**Data section**
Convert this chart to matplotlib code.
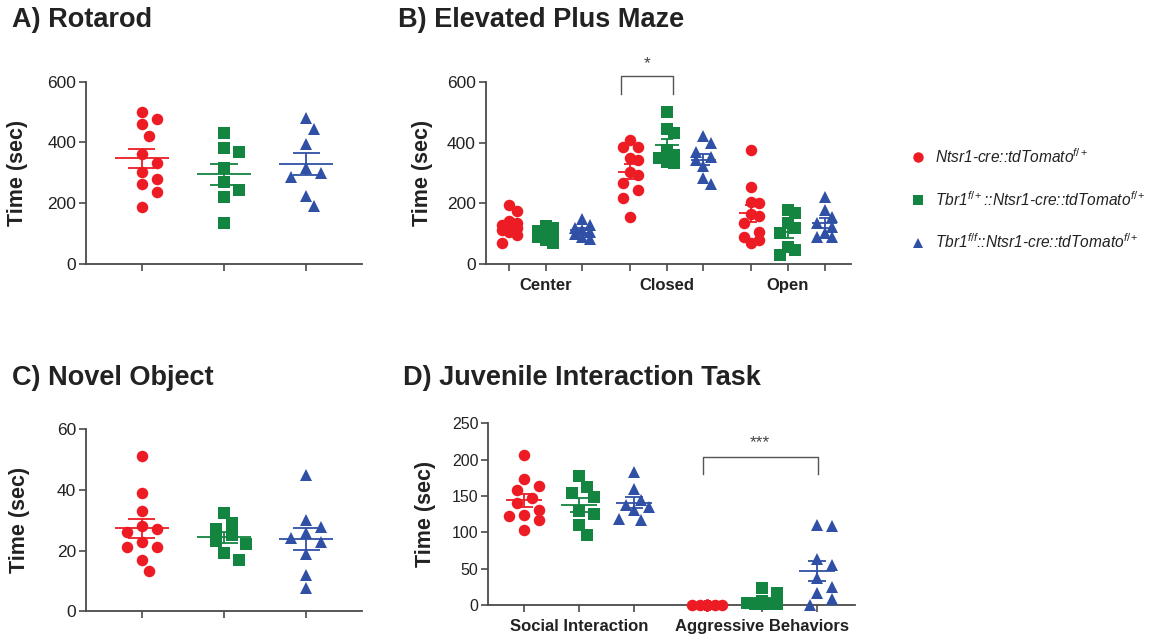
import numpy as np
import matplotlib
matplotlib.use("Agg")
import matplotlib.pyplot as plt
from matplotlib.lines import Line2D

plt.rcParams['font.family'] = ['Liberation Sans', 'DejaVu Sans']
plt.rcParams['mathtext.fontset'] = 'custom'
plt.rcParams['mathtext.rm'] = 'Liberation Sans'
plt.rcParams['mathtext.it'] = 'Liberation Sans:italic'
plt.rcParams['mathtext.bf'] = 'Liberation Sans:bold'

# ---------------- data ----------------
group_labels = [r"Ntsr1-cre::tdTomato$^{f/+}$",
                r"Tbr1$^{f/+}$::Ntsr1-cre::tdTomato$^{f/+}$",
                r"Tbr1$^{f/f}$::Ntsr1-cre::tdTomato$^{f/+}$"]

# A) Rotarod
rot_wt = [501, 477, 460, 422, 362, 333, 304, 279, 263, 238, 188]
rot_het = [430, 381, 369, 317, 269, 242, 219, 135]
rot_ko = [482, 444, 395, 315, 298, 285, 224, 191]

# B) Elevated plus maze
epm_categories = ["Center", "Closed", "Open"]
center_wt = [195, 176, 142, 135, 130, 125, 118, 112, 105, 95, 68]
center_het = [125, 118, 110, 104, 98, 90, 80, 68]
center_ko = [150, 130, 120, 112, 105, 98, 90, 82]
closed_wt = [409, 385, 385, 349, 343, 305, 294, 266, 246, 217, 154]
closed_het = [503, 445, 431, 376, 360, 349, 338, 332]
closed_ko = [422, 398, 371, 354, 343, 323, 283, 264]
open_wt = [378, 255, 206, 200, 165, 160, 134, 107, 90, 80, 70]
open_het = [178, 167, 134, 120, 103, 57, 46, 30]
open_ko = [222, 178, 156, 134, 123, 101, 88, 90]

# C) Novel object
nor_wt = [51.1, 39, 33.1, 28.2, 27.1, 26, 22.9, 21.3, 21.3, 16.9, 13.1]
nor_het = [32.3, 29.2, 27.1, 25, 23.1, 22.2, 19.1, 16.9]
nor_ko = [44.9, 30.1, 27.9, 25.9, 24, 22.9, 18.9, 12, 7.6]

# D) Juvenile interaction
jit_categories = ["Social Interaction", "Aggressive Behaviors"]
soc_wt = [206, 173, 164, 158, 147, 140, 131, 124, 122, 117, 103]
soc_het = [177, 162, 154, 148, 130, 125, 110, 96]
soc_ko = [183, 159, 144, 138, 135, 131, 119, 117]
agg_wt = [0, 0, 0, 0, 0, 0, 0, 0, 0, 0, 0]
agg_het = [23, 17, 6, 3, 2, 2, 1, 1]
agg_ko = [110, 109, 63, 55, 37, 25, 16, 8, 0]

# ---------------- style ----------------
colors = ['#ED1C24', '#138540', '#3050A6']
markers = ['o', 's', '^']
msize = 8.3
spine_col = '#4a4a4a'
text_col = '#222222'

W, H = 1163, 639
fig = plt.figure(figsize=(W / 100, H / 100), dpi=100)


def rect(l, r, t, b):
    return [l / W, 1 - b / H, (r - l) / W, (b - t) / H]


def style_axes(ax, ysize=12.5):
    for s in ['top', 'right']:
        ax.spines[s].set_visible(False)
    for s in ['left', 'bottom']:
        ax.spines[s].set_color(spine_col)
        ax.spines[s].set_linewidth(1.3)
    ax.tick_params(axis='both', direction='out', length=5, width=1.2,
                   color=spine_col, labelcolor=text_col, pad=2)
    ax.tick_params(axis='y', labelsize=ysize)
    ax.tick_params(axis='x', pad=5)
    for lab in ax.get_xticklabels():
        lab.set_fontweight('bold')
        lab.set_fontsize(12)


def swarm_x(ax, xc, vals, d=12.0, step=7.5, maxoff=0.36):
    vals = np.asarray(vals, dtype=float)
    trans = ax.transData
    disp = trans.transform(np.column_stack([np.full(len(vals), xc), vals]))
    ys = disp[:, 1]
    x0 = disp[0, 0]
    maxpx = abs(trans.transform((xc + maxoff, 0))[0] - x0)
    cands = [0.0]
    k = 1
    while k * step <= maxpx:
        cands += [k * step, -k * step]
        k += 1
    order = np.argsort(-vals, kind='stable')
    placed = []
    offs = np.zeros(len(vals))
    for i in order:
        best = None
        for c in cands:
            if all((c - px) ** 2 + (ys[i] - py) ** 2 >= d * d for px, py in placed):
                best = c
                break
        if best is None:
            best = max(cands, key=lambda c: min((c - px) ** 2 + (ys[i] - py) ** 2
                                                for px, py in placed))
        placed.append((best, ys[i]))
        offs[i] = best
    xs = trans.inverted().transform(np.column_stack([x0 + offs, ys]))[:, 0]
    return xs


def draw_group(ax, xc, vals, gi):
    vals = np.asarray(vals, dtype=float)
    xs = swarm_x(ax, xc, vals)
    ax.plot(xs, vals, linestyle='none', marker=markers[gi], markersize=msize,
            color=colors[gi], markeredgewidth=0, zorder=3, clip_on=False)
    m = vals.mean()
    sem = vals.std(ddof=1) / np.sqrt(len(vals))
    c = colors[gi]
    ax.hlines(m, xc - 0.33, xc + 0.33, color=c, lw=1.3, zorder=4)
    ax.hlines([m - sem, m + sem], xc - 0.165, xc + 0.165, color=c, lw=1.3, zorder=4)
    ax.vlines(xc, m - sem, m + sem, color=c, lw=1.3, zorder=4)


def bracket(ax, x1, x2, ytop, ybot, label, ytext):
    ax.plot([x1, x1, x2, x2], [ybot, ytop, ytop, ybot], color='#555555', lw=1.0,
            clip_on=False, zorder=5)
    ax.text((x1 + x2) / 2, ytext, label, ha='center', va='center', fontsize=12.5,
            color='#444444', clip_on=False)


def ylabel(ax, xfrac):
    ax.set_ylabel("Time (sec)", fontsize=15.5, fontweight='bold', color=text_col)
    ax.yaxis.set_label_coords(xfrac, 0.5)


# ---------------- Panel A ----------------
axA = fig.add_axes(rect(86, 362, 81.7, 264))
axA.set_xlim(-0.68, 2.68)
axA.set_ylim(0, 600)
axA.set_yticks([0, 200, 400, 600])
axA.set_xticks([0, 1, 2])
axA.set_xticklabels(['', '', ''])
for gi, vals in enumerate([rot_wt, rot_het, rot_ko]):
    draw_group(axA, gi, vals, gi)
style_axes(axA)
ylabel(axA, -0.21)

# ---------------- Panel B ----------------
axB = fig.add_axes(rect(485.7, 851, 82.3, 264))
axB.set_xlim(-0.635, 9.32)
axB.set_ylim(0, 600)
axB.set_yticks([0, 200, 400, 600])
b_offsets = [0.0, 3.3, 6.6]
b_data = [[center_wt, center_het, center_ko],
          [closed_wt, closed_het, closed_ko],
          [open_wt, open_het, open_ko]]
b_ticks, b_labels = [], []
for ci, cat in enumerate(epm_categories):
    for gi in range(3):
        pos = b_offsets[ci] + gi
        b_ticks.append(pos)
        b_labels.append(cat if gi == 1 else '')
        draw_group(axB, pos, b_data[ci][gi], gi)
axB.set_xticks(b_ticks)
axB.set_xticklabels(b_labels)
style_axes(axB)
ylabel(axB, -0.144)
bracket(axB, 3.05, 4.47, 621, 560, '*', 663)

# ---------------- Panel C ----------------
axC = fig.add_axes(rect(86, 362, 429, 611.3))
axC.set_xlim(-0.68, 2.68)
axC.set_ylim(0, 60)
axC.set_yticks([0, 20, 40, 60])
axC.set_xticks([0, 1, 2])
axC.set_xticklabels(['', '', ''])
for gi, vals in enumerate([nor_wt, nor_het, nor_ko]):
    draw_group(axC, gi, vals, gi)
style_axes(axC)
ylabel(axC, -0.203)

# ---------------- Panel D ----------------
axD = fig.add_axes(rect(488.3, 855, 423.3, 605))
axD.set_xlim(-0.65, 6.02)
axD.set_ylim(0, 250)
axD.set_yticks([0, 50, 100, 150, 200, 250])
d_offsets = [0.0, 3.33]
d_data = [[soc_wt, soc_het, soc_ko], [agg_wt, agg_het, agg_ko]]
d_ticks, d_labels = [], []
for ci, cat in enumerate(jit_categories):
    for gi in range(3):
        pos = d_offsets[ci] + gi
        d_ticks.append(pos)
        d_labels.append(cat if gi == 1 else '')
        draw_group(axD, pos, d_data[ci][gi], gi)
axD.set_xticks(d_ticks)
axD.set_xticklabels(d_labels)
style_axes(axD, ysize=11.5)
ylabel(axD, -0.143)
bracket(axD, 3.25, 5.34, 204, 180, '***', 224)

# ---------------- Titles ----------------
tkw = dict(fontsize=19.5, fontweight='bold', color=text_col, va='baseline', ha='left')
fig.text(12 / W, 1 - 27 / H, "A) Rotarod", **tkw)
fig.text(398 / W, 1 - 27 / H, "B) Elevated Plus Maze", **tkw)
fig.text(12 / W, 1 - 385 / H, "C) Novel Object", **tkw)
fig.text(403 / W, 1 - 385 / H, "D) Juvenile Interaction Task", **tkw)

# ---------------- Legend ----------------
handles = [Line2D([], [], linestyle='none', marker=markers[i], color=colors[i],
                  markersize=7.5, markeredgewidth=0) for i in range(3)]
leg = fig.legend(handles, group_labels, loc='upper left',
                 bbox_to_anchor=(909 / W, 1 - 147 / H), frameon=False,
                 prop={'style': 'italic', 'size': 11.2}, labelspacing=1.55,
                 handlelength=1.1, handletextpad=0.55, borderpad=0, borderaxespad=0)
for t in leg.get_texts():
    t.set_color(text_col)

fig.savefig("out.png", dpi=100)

**Stated exercise**
Determine how many lines in the listing above hold the word "matplotlib", answering with the number only.

**Task answer**
5